**Instructions for the task:**
Pull out the lines from the line containing "Emit a Python" through the line containing "2.2, 1.6, 1.43, 2.5, 4.6, 9.3, 9.9, 10]", both lines included, and copy them exactly.

**Records for this task:**
────────
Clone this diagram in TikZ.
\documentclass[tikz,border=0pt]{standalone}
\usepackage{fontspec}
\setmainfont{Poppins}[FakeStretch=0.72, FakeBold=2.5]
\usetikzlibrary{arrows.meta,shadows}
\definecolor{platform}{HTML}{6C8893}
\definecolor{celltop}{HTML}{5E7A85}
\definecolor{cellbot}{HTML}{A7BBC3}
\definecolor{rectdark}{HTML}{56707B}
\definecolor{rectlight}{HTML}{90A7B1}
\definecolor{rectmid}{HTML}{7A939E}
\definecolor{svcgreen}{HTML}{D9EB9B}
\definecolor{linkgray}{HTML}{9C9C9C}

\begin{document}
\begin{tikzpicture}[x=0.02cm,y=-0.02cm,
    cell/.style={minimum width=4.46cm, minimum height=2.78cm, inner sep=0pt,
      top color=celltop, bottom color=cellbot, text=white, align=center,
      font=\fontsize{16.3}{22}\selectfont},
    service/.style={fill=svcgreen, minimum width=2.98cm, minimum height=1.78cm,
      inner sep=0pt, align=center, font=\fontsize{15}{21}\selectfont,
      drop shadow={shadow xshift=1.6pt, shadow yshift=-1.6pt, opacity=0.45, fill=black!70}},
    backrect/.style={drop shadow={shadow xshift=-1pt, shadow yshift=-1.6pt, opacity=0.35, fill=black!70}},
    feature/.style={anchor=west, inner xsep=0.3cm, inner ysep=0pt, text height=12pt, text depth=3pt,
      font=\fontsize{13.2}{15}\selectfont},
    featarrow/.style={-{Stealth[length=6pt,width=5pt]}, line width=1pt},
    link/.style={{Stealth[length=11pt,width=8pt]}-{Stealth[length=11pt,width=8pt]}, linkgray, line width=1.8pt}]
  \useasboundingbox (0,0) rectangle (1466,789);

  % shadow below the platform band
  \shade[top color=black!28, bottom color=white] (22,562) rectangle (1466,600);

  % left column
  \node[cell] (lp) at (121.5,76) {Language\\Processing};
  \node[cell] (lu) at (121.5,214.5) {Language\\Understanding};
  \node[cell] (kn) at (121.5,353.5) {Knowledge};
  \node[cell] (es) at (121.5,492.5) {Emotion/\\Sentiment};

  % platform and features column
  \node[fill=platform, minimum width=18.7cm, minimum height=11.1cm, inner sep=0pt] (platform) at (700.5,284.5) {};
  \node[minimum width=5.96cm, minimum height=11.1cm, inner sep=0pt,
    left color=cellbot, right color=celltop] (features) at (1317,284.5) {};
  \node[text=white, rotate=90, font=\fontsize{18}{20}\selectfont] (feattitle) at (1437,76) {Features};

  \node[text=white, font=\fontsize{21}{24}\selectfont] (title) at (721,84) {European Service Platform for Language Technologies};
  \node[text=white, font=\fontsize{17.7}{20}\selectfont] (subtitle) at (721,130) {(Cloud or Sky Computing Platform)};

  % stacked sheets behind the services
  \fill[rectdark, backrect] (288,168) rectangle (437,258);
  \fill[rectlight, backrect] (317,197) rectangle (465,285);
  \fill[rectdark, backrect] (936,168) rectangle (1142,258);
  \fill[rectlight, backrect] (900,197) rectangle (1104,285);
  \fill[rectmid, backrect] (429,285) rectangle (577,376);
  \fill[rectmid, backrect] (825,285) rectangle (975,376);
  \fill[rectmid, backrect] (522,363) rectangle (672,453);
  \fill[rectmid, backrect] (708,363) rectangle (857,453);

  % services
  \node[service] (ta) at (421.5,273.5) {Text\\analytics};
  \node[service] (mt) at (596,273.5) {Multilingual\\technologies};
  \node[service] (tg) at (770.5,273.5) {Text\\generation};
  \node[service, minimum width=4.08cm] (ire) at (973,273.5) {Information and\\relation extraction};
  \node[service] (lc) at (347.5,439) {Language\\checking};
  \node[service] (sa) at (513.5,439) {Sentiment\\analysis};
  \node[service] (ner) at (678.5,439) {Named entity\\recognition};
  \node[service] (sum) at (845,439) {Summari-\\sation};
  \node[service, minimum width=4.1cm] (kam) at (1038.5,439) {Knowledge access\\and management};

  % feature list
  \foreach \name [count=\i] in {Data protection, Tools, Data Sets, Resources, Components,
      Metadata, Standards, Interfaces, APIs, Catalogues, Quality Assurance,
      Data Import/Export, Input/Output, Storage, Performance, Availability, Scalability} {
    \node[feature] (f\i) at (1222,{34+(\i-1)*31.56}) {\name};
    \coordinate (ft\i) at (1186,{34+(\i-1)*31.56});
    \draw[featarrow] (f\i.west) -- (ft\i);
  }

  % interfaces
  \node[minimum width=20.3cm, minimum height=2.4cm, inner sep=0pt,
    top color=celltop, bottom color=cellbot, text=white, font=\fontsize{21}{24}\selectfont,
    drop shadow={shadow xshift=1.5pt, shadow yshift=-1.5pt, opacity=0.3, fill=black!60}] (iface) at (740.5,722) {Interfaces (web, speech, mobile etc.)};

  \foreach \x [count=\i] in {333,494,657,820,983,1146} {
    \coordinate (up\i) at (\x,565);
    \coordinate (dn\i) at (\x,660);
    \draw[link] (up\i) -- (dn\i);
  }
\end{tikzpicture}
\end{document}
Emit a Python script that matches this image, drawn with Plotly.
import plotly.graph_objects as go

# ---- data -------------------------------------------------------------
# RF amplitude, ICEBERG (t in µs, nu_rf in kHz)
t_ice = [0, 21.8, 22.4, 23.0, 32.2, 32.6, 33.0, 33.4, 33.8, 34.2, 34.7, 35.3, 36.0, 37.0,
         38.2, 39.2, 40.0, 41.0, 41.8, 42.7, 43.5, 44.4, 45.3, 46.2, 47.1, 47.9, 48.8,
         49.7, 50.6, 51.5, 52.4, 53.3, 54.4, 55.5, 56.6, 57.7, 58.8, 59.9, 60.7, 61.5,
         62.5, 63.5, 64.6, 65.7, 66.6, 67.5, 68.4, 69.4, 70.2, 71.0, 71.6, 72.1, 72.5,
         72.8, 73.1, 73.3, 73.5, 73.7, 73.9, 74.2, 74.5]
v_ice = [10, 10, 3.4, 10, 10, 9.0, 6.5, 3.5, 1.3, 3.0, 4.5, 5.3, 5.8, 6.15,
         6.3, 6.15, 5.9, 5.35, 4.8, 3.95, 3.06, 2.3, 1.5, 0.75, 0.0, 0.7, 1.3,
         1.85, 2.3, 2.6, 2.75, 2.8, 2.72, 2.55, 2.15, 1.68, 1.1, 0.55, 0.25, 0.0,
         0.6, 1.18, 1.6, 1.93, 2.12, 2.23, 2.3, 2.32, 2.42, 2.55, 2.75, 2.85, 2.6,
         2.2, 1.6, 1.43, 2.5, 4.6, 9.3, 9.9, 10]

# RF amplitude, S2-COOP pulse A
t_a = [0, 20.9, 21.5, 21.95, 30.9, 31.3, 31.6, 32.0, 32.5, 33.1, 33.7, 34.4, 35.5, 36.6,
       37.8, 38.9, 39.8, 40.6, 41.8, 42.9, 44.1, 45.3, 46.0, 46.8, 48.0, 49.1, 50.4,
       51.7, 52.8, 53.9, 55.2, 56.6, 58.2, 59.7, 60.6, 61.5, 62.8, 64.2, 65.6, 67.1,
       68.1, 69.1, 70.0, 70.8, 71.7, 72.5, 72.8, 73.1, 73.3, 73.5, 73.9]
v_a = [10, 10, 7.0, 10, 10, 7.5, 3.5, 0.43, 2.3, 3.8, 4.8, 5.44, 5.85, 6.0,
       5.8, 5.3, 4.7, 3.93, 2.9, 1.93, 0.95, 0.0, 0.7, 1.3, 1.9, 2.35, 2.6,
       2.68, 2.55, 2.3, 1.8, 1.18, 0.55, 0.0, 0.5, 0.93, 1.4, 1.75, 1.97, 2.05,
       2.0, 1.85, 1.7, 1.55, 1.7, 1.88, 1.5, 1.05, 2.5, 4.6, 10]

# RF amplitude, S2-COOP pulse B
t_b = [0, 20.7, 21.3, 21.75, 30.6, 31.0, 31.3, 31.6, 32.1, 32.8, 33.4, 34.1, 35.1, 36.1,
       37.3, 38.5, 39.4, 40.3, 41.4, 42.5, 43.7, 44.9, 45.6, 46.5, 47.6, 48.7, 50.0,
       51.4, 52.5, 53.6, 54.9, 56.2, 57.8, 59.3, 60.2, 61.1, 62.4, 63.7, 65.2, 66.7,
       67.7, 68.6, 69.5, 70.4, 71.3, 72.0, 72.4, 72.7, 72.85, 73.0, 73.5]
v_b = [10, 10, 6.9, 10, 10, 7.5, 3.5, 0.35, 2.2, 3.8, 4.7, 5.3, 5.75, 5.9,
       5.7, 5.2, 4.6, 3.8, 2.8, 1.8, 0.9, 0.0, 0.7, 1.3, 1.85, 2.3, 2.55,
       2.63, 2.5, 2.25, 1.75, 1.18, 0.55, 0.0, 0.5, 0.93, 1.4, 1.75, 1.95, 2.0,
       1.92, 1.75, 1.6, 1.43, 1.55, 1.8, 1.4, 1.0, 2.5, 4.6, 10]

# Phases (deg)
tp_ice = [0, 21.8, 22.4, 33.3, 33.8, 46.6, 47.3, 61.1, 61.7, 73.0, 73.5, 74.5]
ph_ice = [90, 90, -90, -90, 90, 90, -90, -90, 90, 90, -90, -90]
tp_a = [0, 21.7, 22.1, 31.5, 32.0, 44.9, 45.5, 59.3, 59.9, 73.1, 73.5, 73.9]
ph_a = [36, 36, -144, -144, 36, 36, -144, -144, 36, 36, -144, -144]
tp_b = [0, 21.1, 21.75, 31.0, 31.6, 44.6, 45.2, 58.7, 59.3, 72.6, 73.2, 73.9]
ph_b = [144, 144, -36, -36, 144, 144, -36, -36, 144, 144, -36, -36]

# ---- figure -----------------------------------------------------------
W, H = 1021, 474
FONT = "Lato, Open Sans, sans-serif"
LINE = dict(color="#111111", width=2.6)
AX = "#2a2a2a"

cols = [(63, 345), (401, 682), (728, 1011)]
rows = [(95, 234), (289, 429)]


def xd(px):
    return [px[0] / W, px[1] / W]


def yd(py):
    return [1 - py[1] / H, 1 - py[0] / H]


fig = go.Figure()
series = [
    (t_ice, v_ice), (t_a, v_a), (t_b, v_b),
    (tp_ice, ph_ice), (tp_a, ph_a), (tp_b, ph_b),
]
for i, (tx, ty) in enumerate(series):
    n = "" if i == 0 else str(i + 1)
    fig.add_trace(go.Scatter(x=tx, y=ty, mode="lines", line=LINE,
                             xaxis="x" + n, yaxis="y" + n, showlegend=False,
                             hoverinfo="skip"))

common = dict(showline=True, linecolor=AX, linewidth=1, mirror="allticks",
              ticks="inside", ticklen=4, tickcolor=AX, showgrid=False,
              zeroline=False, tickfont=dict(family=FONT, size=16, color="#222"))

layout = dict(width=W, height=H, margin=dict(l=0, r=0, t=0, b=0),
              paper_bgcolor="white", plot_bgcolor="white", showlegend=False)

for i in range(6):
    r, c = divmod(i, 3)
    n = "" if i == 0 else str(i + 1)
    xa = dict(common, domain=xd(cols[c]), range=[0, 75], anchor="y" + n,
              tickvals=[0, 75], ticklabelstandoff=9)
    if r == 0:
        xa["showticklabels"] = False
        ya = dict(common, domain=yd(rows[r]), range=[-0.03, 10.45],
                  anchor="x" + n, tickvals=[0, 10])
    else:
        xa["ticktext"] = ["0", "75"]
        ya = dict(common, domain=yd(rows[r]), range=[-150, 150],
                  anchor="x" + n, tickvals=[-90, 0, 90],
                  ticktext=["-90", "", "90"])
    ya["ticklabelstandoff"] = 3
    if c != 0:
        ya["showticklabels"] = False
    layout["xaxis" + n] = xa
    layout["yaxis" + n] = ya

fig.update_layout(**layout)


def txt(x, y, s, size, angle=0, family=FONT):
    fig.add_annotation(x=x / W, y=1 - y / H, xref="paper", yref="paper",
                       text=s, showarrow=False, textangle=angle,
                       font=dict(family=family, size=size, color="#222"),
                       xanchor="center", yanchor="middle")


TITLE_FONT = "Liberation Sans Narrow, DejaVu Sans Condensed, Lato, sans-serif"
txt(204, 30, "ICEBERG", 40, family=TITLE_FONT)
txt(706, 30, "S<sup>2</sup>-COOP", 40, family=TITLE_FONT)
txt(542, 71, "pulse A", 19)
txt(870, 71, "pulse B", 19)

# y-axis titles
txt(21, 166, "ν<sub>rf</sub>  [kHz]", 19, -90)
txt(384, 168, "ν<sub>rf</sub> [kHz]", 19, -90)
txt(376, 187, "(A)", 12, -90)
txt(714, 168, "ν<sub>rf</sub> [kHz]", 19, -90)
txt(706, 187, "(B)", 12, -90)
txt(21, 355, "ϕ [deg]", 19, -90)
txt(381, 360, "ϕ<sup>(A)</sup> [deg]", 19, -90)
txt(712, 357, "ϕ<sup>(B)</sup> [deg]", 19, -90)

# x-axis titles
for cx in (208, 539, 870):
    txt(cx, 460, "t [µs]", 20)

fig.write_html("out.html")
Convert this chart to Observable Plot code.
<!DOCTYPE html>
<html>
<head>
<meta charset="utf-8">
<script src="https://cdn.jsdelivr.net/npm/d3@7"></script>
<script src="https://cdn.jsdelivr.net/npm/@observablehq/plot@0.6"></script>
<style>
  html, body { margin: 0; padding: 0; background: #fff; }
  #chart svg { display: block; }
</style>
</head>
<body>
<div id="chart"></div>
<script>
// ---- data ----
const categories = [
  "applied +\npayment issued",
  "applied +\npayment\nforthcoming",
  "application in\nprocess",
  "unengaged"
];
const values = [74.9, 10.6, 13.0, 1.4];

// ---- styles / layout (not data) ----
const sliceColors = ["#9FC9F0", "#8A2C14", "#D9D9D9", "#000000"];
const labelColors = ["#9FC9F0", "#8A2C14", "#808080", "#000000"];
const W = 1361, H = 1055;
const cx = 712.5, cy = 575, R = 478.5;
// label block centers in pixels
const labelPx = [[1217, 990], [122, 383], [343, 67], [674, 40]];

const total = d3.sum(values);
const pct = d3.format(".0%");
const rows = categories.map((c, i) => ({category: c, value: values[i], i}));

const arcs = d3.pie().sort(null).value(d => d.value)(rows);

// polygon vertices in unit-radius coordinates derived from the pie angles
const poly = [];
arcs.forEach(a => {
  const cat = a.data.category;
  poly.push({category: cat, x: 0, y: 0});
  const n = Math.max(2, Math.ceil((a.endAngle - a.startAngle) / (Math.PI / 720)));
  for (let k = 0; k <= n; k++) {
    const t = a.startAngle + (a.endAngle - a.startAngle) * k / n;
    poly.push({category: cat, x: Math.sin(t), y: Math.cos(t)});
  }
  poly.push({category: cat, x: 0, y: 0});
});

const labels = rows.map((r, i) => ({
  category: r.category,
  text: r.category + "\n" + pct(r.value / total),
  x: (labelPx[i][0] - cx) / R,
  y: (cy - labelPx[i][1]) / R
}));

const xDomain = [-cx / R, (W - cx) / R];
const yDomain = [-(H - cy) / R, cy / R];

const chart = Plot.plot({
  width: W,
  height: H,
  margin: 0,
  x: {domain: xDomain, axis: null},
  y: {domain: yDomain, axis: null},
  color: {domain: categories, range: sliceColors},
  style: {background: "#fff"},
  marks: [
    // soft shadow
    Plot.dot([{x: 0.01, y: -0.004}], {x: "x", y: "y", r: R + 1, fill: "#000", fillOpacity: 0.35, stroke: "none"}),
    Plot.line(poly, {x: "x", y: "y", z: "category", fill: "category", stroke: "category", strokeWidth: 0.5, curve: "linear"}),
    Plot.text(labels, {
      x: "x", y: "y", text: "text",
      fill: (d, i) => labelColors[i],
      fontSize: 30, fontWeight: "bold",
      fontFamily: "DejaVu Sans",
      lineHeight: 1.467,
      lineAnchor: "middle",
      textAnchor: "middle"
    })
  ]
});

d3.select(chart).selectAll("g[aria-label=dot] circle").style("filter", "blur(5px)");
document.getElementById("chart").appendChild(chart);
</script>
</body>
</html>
────────
**Solved exercise:**
Emit a Python script that matches this image, drawn with Plotly.
import plotly.graph_objects as go

# ---- data -------------------------------------------------------------
# RF amplitude, ICEBERG (t in µs, nu_rf in kHz)
t_ice = [0, 21.8, 22.4, 23.0, 32.2, 32.6, 33.0, 33.4, 33.8, 34.2, 34.7, 35.3, 36.0, 37.0,
         38.2, 39.2, 40.0, 41.0, 41.8, 42.7, 43.5, 44.4, 45.3, 46.2, 47.1, 47.9, 48.8,
         49.7, 50.6, 51.5, 52.4, 53.3, 54.4, 55.5, 56.6, 57.7, 58.8, 59.9, 60.7, 61.5,
         62.5, 63.5, 64.6, 65.7, 66.6, 67.5, 68.4, 69.4, 70.2, 71.0, 71.6, 72.1, 72.5,
         72.8, 73.1, 73.3, 73.5, 73.7, 73.9, 74.2, 74.5]
v_ice = [10, 10, 3.4, 10, 10, 9.0, 6.5, 3.5, 1.3, 3.0, 4.5, 5.3, 5.8, 6.15,
         6.3, 6.15, 5.9, 5.35, 4.8, 3.95, 3.06, 2.3, 1.5, 0.75, 0.0, 0.7, 1.3,
         1.85, 2.3, 2.6, 2.75, 2.8, 2.72, 2.55, 2.15, 1.68, 1.1, 0.55, 0.25, 0.0,
         0.6, 1.18, 1.6, 1.93, 2.12, 2.23, 2.3, 2.32, 2.42, 2.55, 2.75, 2.85, 2.6,
         2.2, 1.6, 1.43, 2.5, 4.6, 9.3, 9.9, 10]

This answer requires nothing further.